Consuming less is what we all need to do if we’re going to take environmental sustainability seriously.

“NuCycl is basically made from post-consumer cotton-garment waste and designed to be broken down in the future,” says Stacy Flynn, CEO and founder of Evrnu, the American company behind the closed-loop material, which will likely be available at retail in 2020 through brand partnerships. The technology is notable because it allows cotton – a water- and resource-thirsty crop – to be recycled up to four times, which isn’t always the case with recycled garments. The key difference is that the brand’s process makes the regenerated material stronger instead of weaker. “We take cotton-garment waste from a solid, liquefy it and then turn it back into a solid,” explains Flynn. And in that process, we can orient the polymers and actually create higher-quality fibre. If we’re able to keep resources in circulation for more than one iteration, we can allow our industry to grow at a fraction of its overall impact by preventing garbage from entering landfills.”

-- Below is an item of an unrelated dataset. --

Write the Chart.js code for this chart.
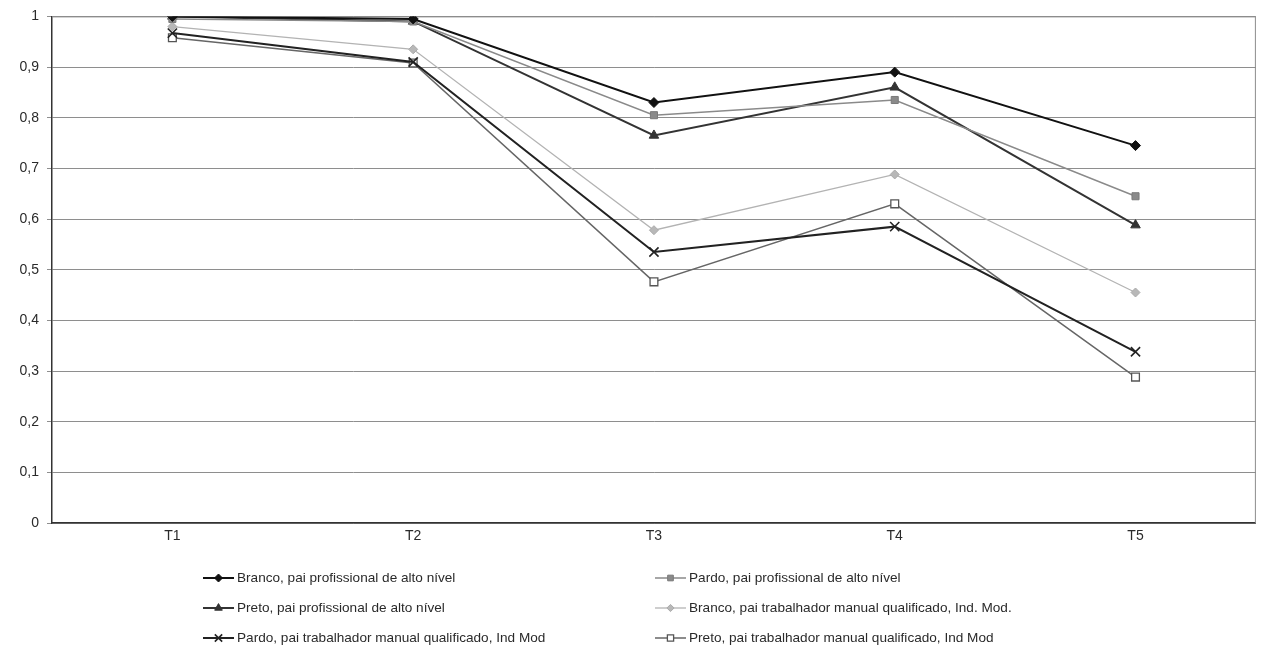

But while textile recycling lightens the burden being put on landfills, it’s not a panacea for all of fashion’s sustainability issues; after all, the processes still require a lot of energy and can create longer transportation chains. “Even if we have the most sustainable supply chain with a circular economy where all textiles can be 100 percent recycled, we’re still going to have waste at some point,” says Echeverri. “Consuming less is what we all need to do if we’re going to take environmental sustainability seriously.”